Collection Due Process
Collection Due Process (or CDP) is a legal hearing to contest certain IRS debts. This could benefit you if you believe you do not owe a tax that the IRS is trying to collect from you. It can also benefit the taxpayer because a CDP hearing can be used as an opportunity to set up different ways of payment if you do owe the tax, assuming you still qualify for the hearing.
You are only eligible to have a CDP hearing if you have received one of the following from the IRS:
Notice of Federal Tax Lien
Final Notice of Intent to Levy
So, how do I request a CDP hearing?
- You must file within 30 days of receiving your eligible notice
- You must complete Form 12153 (Request for a Collection Due Process or Equivalent Hearing)
- Make sure to carefully identify your reason for disagreeing with the IRS’s decision against you
These steps must be taken in order to file a CDP. However, you can still file for an equivalent CDP if you are past the 30 day limit. This will allow you a hearing but you cannot appeal an equivalent CDC ruling.
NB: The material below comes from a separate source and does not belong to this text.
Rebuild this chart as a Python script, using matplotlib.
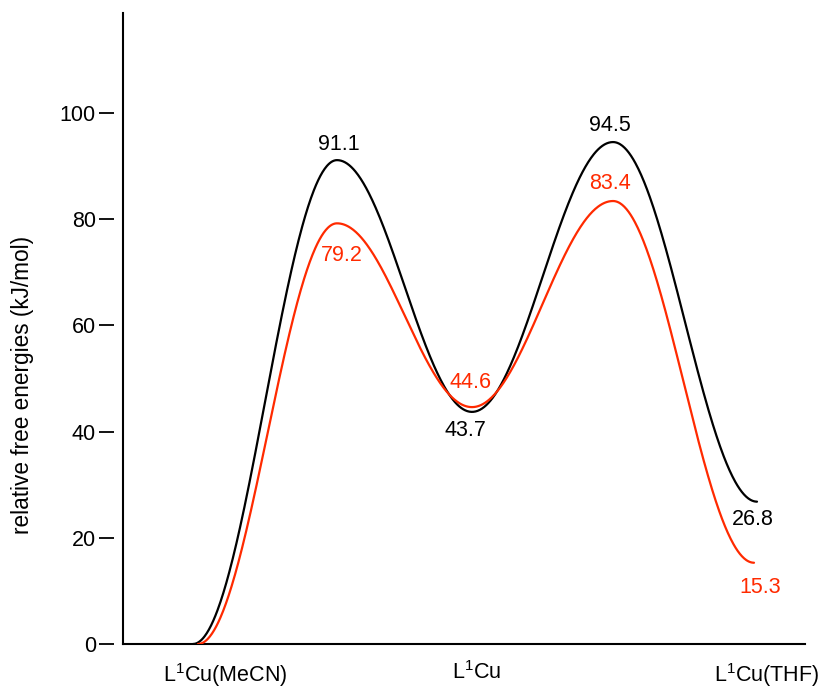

After your CDP hearing, you will receive a written determination of the hearing from the IRS. If you do not agree with the results, you can appeal a timely filed CDP (a CDP that was filed within 30 days of eligible notice).
It’s important to know:
- Most CDP hearings are held over the phone. Face-to-face hearings are available by request.
- The IRS cannot collect from a taxpayer while they are waiting for a CDP hearing that they have timely requested. However, the IRS can collect while a taxpayer is waiting for an equivalent hearing (a CDP request sent after the 30 day limit).
- It may take months from the time you submit your CDP request to have your hearing.
- During a CDP hearing you may NOT raise an issue that you have previously discussed at another hearing.